Figure 2 – Annualized contributions, STOXX Global 1800 Ax Multi-Factor Index test portfolios
As can be observed in Figure 2, when moving from no sector constraint to full sector neutrality, industry contributions decline over the period measured; but on the other hand, so do style factor contributions. Note that we are using the full length of data available, while recognizing that the results can differ over shorter time frames. Using this long-term data, however, implies a trade-off between two logical objectives for factor index construction: the strength of the targeted factor exposure versus the ‘purity’ of the return sources.

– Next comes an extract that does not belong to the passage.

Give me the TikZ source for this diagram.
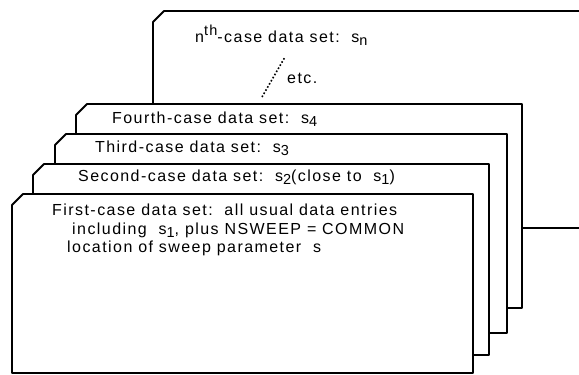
\documentclass[tikz,border=0pt]{standalone}
\usepackage{fontspec}
\setmainfont[LetterSpace=9]{Liberation Sans}
\newcommand\dsub[1]{\raisebox{-0.45ex}{\fontsize{14.5}{14.5}\selectfont #1}}
\newcommand\dsup[1]{\raisebox{0.75ex}{\fontsize{14.5}{14.5}\selectfont #1}}
\tikzset{
  card/.style={draw=black, fill=white, line width=1.8pt, line join=round},
  lbl/.style={anchor=base west, inner sep=0pt, font=\fontsize{16}{18}\selectfont},
}
\begin{document}
\begin{tikzpicture}[x=1pt,y=-1pt]
\useasboundingbox (0,0) rectangle (579,375);
\clip (0,0) rectangle (579,375);
\fill[white] (0,0) rectangle (579,375);
% cards, back to front
\draw[card] (153,22) -- (164,11) -- (600,11) -- (600,228) -- (153,228) -- cycle;
\draw[card] (76,115) -- (87,104) -- (522,104) -- (522,308) -- (76,308) -- cycle;
\draw[card] (55,145) -- (66,134) -- (507,134) -- (507,333) -- (55,333) -- cycle;
\draw[card] (33,175) -- (44,164) -- (489,164) -- (489,355) -- (33,355) -- cycle;
\draw[card] (12,205) -- (23,194) -- (473,194) -- (473,373) -- (12,373) -- cycle;
% texts
\node[lbl] (tn) at (195,42) {n\dsup{th}-case data set:\ \ s\dsub{n}};
\node[lbl] (etc) at (287,83) {etc.};
\coordinate (d1) at (262,97);
\coordinate (d2) at (285,57);
\draw[line width=1.6pt, dotted] (d1) -- (d2);
\node[lbl] (t4) at (112,123) {Fourth-case data set:\ \ s\dsub{4}};
\node[lbl] (t3) at (95,152) {Third-case data set:\ \ s\dsub{3}};
\node[lbl] (t2) at (78,181) {Second-case data set:\ \ s\dsub{2}(close to\ \ s\dsub{1})};
\node[lbl] (t1a) at (52,215) {First-case data set:\ \ all usual data entries};
\node[lbl] (t1b) at (72,234) {including\ \ s\dsub{1}, plus NSWEEP = COMMON};
\node[lbl] (t1c) at (67,252) {location of sweep parameter\ \ s};
\end{tikzpicture}
\end{document}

Tracking error constraints
Within the long-only space, TE is a key objective of many investors. TE allows for the measure of the riskiness of active returns, which, in turn, lets investors measure how much (or little) they are being compensated for their deviation from the benchmark. One of the unique features of the STOXX Factor Indices is their usage of a risk model that allows for the calculation of an ex-ante, or forecasted, TE. This can become a useful feature for ensuring a TE budget is used efficiently. In this section, we will attempt to assess what the TE constraint means in terms of trade-offs. To do this, we show the active performance and risk of several versions of the STOXX Global 1800 Ax Multi-Factor Index with differing TE constraints: 1%, 3%, 5% (as with the index), and none. As with the sector constraint, it is important to note that this constraint is enforced at rebalance dates (using ex-ante figures), and ex-post TE can of course fluctuate. Results for both the full backtest and YTD are shown in Figure 3.

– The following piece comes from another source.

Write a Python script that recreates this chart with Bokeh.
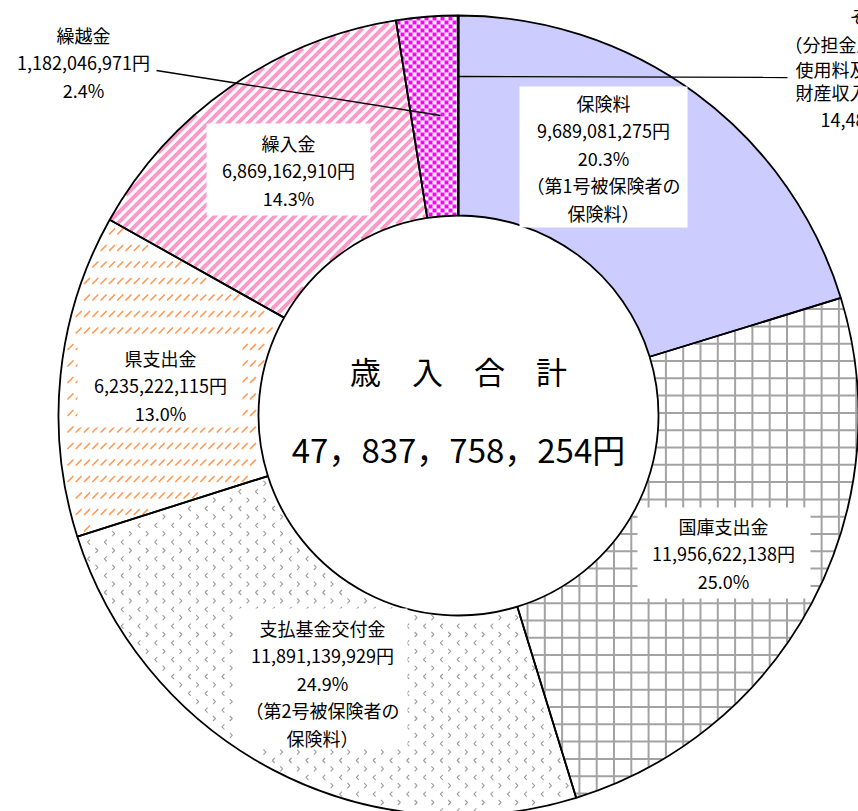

Figure 3 – Alpha vs. TE, STOXX Global 1800 Ax Multi-Factor Index test portfolios
Over the full backtest period, and again recognizing that shorter time frames can yield different results, we generally observe an increase of both alpha and TE with the loosening of the TE constraint from 1 to 5%. The realized TE of the Multi-Factor strategy is roughly 4%, and the 5% TE constraint has typically only become binding in stress scenarios, e.g. the global financial crisis and dot-com bust. The trade-off of both lower return and risk with tighter TE constraints is a straightforward one, but interestingly, the allowance of additional TE in the unconstrained portfolio generated more risk, but not more return. Looking more closely into the source of this increased risk, we observe that the Market Sensitivity factor (which measures the beta of stocks) was the biggest contributor of the difference.

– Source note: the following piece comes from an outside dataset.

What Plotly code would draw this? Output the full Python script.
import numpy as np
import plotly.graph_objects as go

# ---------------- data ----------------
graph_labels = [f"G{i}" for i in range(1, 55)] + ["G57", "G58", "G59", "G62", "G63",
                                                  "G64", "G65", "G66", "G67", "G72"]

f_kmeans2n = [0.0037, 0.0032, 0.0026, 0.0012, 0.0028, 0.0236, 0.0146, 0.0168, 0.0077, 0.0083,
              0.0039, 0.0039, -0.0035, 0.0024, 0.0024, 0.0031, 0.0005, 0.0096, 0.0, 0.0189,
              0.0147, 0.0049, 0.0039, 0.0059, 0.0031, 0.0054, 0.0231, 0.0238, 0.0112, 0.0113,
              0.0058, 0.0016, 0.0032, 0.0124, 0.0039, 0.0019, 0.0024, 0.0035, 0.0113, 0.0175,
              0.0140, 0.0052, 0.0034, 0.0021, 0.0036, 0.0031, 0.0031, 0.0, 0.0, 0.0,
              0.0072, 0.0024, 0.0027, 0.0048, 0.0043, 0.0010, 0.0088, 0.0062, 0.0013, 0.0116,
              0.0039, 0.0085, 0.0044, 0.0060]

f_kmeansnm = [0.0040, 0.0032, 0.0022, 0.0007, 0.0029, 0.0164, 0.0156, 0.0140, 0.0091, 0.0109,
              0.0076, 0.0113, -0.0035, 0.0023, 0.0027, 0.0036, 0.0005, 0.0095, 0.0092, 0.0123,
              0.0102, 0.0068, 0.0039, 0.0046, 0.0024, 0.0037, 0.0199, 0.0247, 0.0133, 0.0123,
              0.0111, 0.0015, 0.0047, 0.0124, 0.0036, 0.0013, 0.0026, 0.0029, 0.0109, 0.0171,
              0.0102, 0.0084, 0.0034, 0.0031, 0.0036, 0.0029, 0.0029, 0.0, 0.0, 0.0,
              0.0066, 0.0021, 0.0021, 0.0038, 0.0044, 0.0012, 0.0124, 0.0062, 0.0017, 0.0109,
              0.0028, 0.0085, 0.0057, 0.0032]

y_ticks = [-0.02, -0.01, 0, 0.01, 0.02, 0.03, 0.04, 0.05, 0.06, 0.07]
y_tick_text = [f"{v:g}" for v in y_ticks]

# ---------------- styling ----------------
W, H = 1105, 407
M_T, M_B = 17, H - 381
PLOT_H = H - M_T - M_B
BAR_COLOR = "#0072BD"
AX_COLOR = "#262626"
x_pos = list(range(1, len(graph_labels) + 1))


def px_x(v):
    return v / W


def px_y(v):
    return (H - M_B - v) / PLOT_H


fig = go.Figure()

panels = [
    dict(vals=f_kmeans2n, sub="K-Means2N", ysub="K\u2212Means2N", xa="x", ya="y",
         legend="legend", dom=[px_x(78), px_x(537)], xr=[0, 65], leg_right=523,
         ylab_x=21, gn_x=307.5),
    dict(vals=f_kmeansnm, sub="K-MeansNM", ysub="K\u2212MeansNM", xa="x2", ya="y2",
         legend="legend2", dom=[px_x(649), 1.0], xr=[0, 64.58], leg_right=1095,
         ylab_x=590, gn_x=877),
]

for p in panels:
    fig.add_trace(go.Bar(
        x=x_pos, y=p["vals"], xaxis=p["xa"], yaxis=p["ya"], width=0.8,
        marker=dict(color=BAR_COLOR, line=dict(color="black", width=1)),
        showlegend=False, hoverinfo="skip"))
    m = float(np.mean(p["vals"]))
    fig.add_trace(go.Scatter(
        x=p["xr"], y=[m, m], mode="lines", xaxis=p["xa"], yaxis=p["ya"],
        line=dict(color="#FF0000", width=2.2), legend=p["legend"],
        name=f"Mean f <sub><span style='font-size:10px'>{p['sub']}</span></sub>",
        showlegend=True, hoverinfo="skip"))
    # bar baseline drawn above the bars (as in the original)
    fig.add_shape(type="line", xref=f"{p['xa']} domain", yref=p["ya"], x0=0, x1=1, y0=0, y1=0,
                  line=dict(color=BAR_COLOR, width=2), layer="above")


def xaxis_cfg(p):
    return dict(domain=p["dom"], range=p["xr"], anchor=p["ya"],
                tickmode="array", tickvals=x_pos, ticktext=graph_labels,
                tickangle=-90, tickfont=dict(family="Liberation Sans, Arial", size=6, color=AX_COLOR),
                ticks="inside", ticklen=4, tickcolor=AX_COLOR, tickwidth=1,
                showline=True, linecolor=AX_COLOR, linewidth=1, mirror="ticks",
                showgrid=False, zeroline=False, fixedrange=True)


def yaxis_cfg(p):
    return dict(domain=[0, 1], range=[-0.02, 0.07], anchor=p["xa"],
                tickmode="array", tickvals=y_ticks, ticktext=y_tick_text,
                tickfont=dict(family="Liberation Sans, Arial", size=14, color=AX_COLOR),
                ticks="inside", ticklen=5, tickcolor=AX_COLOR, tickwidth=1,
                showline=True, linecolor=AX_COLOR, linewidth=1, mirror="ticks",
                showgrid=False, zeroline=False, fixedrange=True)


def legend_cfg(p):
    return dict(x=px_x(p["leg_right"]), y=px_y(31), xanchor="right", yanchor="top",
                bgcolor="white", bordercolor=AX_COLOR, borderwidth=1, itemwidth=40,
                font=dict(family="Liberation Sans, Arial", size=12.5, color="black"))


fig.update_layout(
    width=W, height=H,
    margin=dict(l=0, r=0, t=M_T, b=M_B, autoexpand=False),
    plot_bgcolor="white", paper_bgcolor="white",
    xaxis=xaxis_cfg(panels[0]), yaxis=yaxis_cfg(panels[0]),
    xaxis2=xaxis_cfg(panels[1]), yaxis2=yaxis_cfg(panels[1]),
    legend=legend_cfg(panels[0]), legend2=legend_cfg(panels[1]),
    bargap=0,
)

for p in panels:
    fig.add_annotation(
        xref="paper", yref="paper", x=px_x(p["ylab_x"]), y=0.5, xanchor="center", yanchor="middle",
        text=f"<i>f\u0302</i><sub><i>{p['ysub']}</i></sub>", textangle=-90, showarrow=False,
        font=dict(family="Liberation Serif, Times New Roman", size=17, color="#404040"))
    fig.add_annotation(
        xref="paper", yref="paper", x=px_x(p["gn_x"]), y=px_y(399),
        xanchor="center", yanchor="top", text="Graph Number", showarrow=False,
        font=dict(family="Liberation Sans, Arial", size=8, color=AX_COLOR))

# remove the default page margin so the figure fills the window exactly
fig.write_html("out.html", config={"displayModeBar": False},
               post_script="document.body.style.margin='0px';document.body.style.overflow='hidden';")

As we enter the final quarter of an extraordinary year, staying the course remains the mantra for equity factor investors. Much industry research continues to be undertaken: is Value broken? is Size a factor? what is happening with Low Risk? has mega-cap performance permanently altered the landscape? and much more. It is a good thing to challenge assumptions. But while the definitions and choice of factors remains a key driver of outcomes, it is difficult to forecast how a factor will perform. It is less difficult, however, to ensure that portfolio construction matches the objectives one is seeking to achieve. For the STOXX Factor Indices, we will continue monitoring the health of the strategies through analytics, and verifying that one of the driving beliefs behind their creation — that portfolio construction matters — remains true.